“One who loves without conditions places no limits on his freedom nor on anyone else’s. He does not try to keep love, for to try to keep it is to lose it. Love is a gift that must constantly be given as it is asked for in each situation. Love takes no hostages. It makes no bargains. It is not compromised by fear. Indeed, where love is present, fear with all its myriad conditions cannot be.”
I wish I could remember how this book came into my hands. Because it was pivotal, and I’d send a lovely gift basket to say thank you, if I knew where to send it.
But I don’t, so oh well.
“Learning to give love to the wounded person within begins to reverse your belief that your self-worth must be based on how others respond to you. Slowly you retrain yourself to value yourself as you are, here and now, without conditions. No one else can do this for you. People can assist and encourage, but no one can teach you how to love yourself.”
First, this book is a little… weird. I guess that’s the best word to describe it.
It’s written from the perspective of Jesus—that is, it is written as if Jesus is the one writing, and he is talking directly to you, the reader.
Second, the timing on this book was key for me. I don’t know if it would have worked for me at any other time or situation.
“Don’t try to live without fear. To try to live without fear is the most fearful proposition you can imagine. Just acknowledge the fear and move through to the other end of it.”

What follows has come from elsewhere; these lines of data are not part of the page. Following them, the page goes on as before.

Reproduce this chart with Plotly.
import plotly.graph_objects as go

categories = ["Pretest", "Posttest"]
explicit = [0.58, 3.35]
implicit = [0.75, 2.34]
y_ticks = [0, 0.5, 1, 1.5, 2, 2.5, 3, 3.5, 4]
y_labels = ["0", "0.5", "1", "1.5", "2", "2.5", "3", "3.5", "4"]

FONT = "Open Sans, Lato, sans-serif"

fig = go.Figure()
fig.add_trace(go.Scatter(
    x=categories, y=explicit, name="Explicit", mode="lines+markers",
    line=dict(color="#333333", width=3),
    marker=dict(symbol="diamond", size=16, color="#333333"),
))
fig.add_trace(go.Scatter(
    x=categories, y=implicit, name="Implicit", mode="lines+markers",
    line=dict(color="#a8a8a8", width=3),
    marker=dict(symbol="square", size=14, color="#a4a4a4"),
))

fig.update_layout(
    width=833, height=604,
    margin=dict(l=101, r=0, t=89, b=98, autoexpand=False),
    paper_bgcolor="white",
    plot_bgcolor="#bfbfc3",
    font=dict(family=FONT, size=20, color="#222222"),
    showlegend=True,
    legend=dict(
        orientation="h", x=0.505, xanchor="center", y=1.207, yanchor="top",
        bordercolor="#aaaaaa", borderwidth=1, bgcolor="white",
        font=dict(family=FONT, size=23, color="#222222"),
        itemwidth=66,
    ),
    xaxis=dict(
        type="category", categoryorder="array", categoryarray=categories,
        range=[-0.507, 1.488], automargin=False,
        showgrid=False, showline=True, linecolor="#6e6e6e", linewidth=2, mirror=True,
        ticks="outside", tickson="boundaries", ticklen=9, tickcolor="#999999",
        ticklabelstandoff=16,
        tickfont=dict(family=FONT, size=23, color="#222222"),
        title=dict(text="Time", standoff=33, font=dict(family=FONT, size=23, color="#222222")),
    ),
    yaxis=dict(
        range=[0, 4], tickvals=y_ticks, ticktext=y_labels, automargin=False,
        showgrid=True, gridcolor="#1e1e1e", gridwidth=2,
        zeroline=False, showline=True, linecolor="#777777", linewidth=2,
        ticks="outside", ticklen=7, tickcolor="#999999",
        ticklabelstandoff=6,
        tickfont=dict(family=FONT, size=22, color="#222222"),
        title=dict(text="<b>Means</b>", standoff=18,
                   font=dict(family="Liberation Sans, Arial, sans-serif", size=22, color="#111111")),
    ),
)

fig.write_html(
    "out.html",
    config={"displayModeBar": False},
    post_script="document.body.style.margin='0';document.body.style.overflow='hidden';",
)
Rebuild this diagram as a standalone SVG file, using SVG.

It came into my hands as we were questioning a whole lot of shit in our lives, including our religious beliefs and the church and the Bible and pretty much everything else that had seemed foundational. I was reeling and unsure, but also unable to ignore what I was learning. It’s weird to be learning things you don’t want to learn, to see things you don’t want to see and then can’t unsee. And then you’re stuck with that, and have to figure out where to go from there.
“Accept the simple grace of being alive. If you are seeking a greater meaning in life, you will be disappointed. Beyond the dance, there is no meaning. All conditions open of themselves to the unconditional. Simply be open and present, and you will fall into the arms of God. But resist even for a moment and you will get caught in a needless tangle of your own making.”
Most of the people I grew up with who ended up leaving the church and/or Christianity did so because of some breaking point, some hurtful experience that led to anger and disillusionment and a kind of reactionary pulling away. That’s not true for everyone, of course. And it wasn’t true for me. I wasn’t angry at the church or anyone in it, or God, or religion in general. I think that would have made things easier. Instead, what I felt was mostly confusion and a huge amount of grief. It felt like a kind of death. I guess it was.
Enter this book. I don’t really know how to describe what this book gave me. But you know I’m going to try.
“If you would know “reality,” you must remove your judgments from it. This can and must be done with every situation in your life. Do not decide what something means. Just let it be and dwell with it, move with it, breathe with it. In time, insight will come.”
It gave me a way to see Jesus as someone who could be—and is—still real for me, still important, but who could be real and important for me outside of the context or limitations that the Christian church gave him. That seems kind of basic, and I wonder why I couldn’t see that for myself: but I couldn’t. Jesus had always been wrapped up in Official Church Packaging, and to start tearing away the packaging and rejecting it felt like rejecting all that was good in it, too, all that had actually meant something to me.
This book helped me see that there is genuine and meaningful spirituality outside of what I’d been given as faith. And it helped me understand that faith is not the same as belief, at all. Faith is not upholding a set of doctrines as true. Faith is not any kind of certainty, at all. Faith is something different, something that helps you walk in the uncertainty. Faith isn’t having your hands around the light, steady and sure of yourself. I think faith is more like hoping and believing that there is light, and moving toward it best as you can, even when everything around you looks like darkness.
“All of you have come here to learn to love without conditions. When you can love yourself unconditionally, it is not difficult to love others. When you can accept others with all of their faults, it is not difficult to accept your own.”
And it gave me a picture of someone I wanted to be. That was important, really important, because when your foundational morals and beliefs are shattering all around you, you start to question — well, everything about who you are, and who you’ve tried to be, and what it’s based on, and whether it’s worthwhile, and what’s real and true about it, and what isn’t.
Ferrini paints this beautiful picture of a person who loves without conditions, and blessings on his head for using the female pronoun, because it made it that much easier to see this description as something I could become, maybe, one day.
Here’s what he said:
“One who admits her mistakes is a beacon of light to others. She has shed her cloak of darkness. Light shines through her, for her mind is transparent, a clear channel through which truth flows without effort. Others immediately know that she can be trusted and they reach out to take her hand. Having forgiven her own sins, she can extend that forgiveness to others. Her authority does not come from outside, but from within. She has been ordained by no authority of the world. Yet each person who comes to her recognizes her, trusts her, and confides in her.”
That became an important picture to me, a picture of the kind of person I want to be. It still is. I don’t feel like I’ve gotten close, at all, but it reminds me of what I’m aiming for, and it reminds me that faith is a way to walk, not a set of beliefs to carry.
‘The path home is never what you think it is. Yet it is never beyond your own ability to intuit the next step.”